Vientiane Times 11 June 2013

International Finance Corporation (IFC), a private arm of World Bank is helping the Lao government to revise the water law to sustain water management and hydropower development in the country.
According to the international financial institute, the IFC and the government are holding several public consultations, where stakeholders from the government, civil society, and international organisations can give their feedback on the draft law.
“I think the proposed introduction of water permits would be very beneficial for hydropower companies,” said Robert Allen Jr., general manager of the Theun Hinboun Power Company as quoted in an IFC newsletter.
“Water permits would help us resolve conflicts with other water users and ensure that we have access to the resources our business depends on,” he said.
The introduction of a formal, permit-based system of long-term water rights is one of the main objectives of the revised water law. Currently, hydropower companies are granted water rights for their projects through concession agreements. In reality, it can be difficult to enforce such rights however.
The draft of the new water law proposes that small-scale users, such as households, would be exempt from the water-permit scheme. Instead, the Department of Water Resources, under the Ministry of Natural Resources and Environment, would manage water resources to ensure that sufficient water is reserved for basic needs and environmental requirements, fishing, and irrigation.

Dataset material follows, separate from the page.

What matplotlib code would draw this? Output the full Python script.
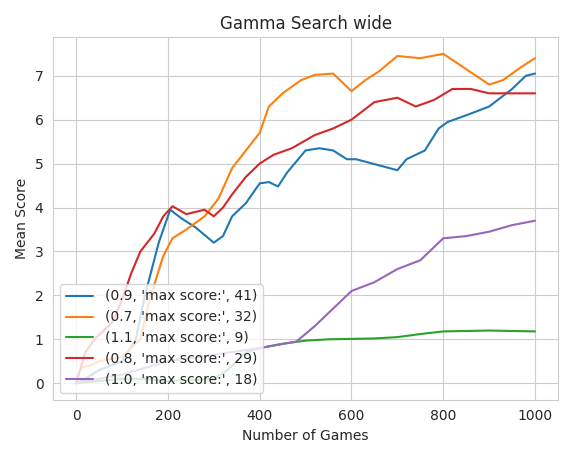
import matplotlib
matplotlib.use('Agg')
import matplotlib.pyplot as plt
import seaborn as sns

sns.set_style('whitegrid')

# values (game, mean score)
g09_x = [0, 20, 50, 100, 130, 150, 180, 205, 230, 260, 300, 320, 340, 370, 400, 420, 440, 460, 500, 530, 560, 590, 610, 700, 720, 760, 790, 810, 850, 900, 950, 980, 1000]
g09_y = [0, 0.1, 0.3, 0.5, 1.0, 2.0, 3.2, 3.95, 3.75, 3.55, 3.2, 3.35, 3.8, 4.1, 4.55, 4.58, 4.48, 4.8, 5.3, 5.35, 5.3, 5.1, 5.1, 4.85, 5.1, 5.3, 5.8, 5.95, 6.1, 6.3, 6.7, 7.0, 7.05]
g07_x = [0, 10, 30, 50, 100, 140, 160, 190, 210, 240, 280, 310, 340, 370, 400, 420, 450, 490, 520, 560, 600, 630, 660, 700, 750, 800, 900, 930, 970, 1000]
g07_y = [0, 0.35, 0.4, 0.5, 0.6, 1.0, 1.9, 2.9, 3.3, 3.5, 3.8, 4.2, 4.9, 5.3, 5.7, 6.3, 6.6, 6.9, 7.02, 7.05, 6.65, 6.9, 7.1, 7.45, 7.4, 7.5, 6.8, 6.9, 7.2, 7.4]
g11_x = [0, 50, 100, 150, 200, 300, 330, 370, 400, 450, 500, 550, 650, 700, 750, 800, 900, 1000]
g11_y = [0, 0.05, 0.1, 0.1, 0.05, 0.1, 0.3, 0.7, 0.8, 0.9, 0.97, 1.0, 1.02, 1.05, 1.12, 1.18, 1.2, 1.18]
g08_x = [0, 20, 40, 80, 100, 120, 140, 170, 190, 210, 240, 280, 300, 320, 340, 370, 400, 430, 470, 520, 560, 600, 650, 700, 740, 780, 820, 860, 900, 960, 1000]
g08_y = [0, 0.7, 1.0, 1.4, 1.9, 2.5, 3.0, 3.4, 3.8, 4.03, 3.85, 3.95, 3.8, 4.0, 4.3, 4.7, 5.0, 5.2, 5.35, 5.65, 5.8, 6.0, 6.4, 6.5, 6.3, 6.45, 6.7, 6.7, 6.6, 6.6, 6.6]
g10_x = [0, 20, 50, 100, 200, 300, 400, 480, 520, 560, 600, 650, 700, 750, 800, 850, 900, 950, 1000]
g10_y = [0, 0.05, 0.1, 0.2, 0.5, 0.65, 0.8, 0.95, 1.3, 1.7, 2.1, 2.3, 2.6, 2.8, 3.3, 3.35, 3.45, 3.6, 3.7]

series = [
    (g09_x, g09_y, (0.9, 'max score:', 41)),
    (g07_x, g07_y, (0.7, 'max score:', 32)),
    (g11_x, g11_y, (1.1, 'max score:', 9)),
    (g08_x, g08_y, (0.8, 'max score:', 29)),
    (g10_x, g10_y, (1.0, 'max score:', 18)),
]

plt.figure(figsize=(5.73, 4.58), dpi=100)
for x, y, lab in series:
    plt.plot(x, y, label=str(lab), linewidth=1.5)

plt.title('Gamma Search wide')
plt.xlabel('Number of Games')
plt.ylabel('Mean Score')
plt.legend(loc='lower left')
plt.tight_layout()
plt.savefig('out.png')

The Department of Water Resources is still consulting a wide range of stakeholders on the draft water law, which is now available on the department's website.
It will take into account all the comments raised through the consultation process. The revised water law will be submitted to the national assembly for approval by the end of 2013.
The IFC will continue to work directly with hydropower companies in Lao PDR through the planned Hydropower Developers' Working Group under the Lao Business Forum to improve the sector's sustainability.
According to the IFC, Laos is one of the poorest nations in Southeast Asia, but rich in natural resources. The many rivers that run through the country represent an opportunity to generate renewable energy through the development of hydropower, which the Lao government has identified as a key driver for national socio-economic growth.
During the past decade, the country has experienced an unprecedented influx of investment in hydropower and now has about 20 hydroelectric projects. Another 40 to 50 projects are expected to be operational by 2025.
While hydropower boosts economic growth, it also increases competition among water users. That's why the Lao government, with support from IFC and the World Bank, is revising the country's 17–year-old water law to ensure equitable management of water resources in the future.